### SET TASK
With the pictures left out, copy the listing below exactly.

:: RECORDED DATA ::

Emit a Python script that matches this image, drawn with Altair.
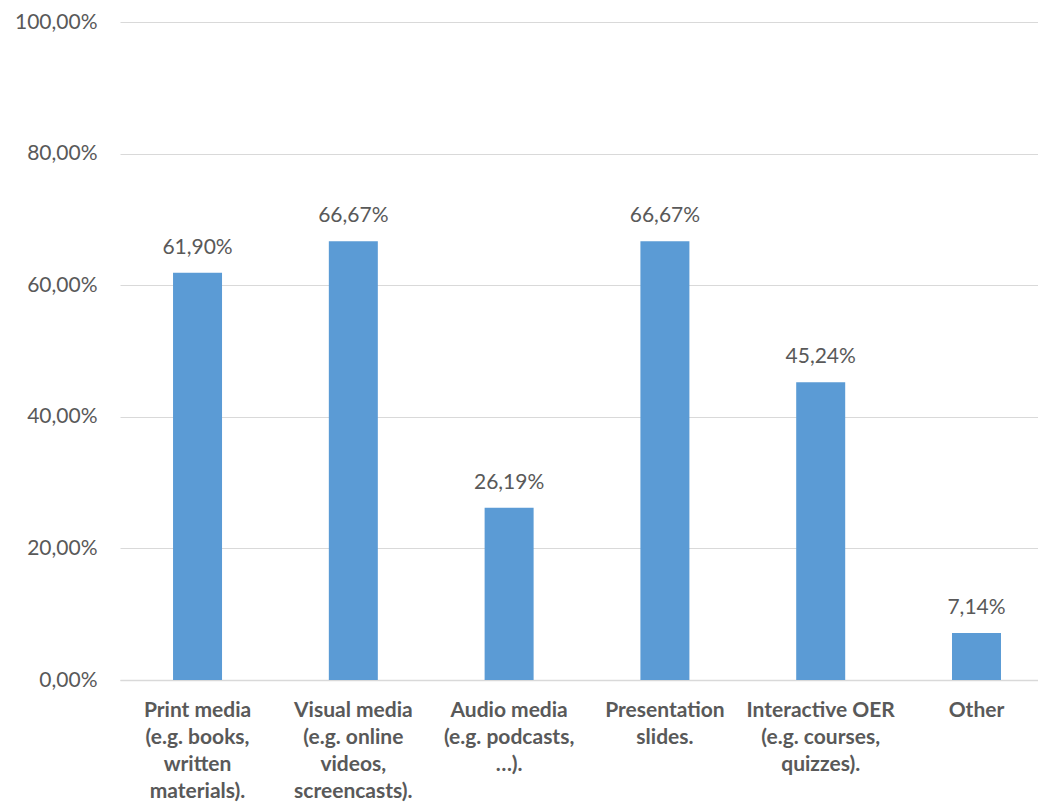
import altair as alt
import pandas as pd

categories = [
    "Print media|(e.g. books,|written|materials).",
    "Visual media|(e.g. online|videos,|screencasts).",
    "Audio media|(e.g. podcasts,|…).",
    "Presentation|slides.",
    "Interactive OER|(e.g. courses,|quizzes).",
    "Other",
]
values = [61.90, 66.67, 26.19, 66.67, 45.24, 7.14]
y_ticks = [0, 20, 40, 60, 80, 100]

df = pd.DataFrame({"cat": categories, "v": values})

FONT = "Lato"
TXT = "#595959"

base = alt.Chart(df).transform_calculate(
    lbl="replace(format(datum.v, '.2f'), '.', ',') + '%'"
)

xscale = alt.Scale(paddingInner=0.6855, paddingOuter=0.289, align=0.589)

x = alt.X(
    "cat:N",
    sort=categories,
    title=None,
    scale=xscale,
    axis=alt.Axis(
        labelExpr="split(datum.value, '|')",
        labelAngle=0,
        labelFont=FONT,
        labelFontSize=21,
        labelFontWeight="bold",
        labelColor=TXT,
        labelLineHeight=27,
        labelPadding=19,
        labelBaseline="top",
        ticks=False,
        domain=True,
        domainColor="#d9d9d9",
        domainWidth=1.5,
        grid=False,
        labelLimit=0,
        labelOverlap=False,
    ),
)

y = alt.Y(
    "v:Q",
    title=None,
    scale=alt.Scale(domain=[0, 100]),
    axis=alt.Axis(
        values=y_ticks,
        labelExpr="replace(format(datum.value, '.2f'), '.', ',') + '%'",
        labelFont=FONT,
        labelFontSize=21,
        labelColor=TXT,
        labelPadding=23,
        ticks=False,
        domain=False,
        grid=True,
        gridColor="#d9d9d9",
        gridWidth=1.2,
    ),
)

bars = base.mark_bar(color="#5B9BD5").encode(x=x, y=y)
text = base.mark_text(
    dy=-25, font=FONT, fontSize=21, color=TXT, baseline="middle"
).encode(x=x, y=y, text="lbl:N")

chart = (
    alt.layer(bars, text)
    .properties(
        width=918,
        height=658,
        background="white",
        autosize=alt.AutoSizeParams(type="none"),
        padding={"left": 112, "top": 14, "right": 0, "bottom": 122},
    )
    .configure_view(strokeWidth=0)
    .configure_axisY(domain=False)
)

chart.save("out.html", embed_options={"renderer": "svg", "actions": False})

:::

### EXERCISE ANSWER
Emit a Python script that matches this image, drawn with Altair.
import altair as alt
import pandas as pd

categories = [
    "Print media|(e.g. books,|written|materials).",
    "Visual media|(e.g. online|videos,|screencasts).",
    "Audio media|(e.g. podcasts,|…).",
    "Presentation|slides.",
    "Interactive OER|(e.g. courses,|quizzes).",
    "Other",
]
values = [61.90, 66.67, 26.19, 66.67, 45.24, 7.14]
y_ticks = [0, 20, 40, 60, 80, 100]

df = pd.DataFrame({"cat": categories, "v": values})

FONT = "Lato"
TXT = "#595959"

base = alt.Chart(df).transform_calculate(
    lbl="replace(format(datum.v, '.2f'), '.', ',') + '%'"
)

xscale = alt.Scale(paddingInner=0.6855, paddingOuter=0.289, align=0.589)

x = alt.X(
    "cat:N",
    sort=categories,
    title=None,
    scale=xscale,
    axis=alt.Axis(
        labelExpr="split(datum.value, '|')",
        labelAngle=0,
        labelFont=FONT,
        labelFontSize=21,
        labelFontWeight="bold",
        labelColor=TXT,
        labelLineHeight=27,
        labelPadding=19,
        labelBaseline="top",
        ticks=False,
        domain=True,
        domainColor="#d9d9d9",
        domainWidth=1.5,
        grid=False,
        labelLimit=0,
        labelOverlap=False,
    ),
)

y = alt.Y(
    "v:Q",
    title=None,
    scale=alt.Scale(domain=[0, 100]),
    axis=alt.Axis(
        values=y_ticks,
        labelExpr="replace(format(datum.value, '.2f'), '.', ',') + '%'",
        labelFont=FONT,
        labelFontSize=21,
        labelColor=TXT,
        labelPadding=23,
        ticks=False,
        domain=False,
        grid=True,
        gridColor="#d9d9d9",
        gridWidth=1.2,
    ),
)

bars = base.mark_bar(color="#5B9BD5").encode(x=x, y=y)
text = base.mark_text(
    dy=-25, font=FONT, fontSize=21, color=TXT, baseline="middle"
).encode(x=x, y=y, text="lbl:N")

chart = (
    alt.layer(bars, text)
    .properties(
        width=918,
        height=658,
        background="white",
        autosize=alt.AutoSizeParams(type="none"),
        padding={"left": 112, "top": 14, "right": 0, "bottom": 122},
    )
    .configure_view(strokeWidth=0)
    .configure_axisY(domain=False)
)

chart.save("out.html", embed_options={"renderer": "svg", "actions": False})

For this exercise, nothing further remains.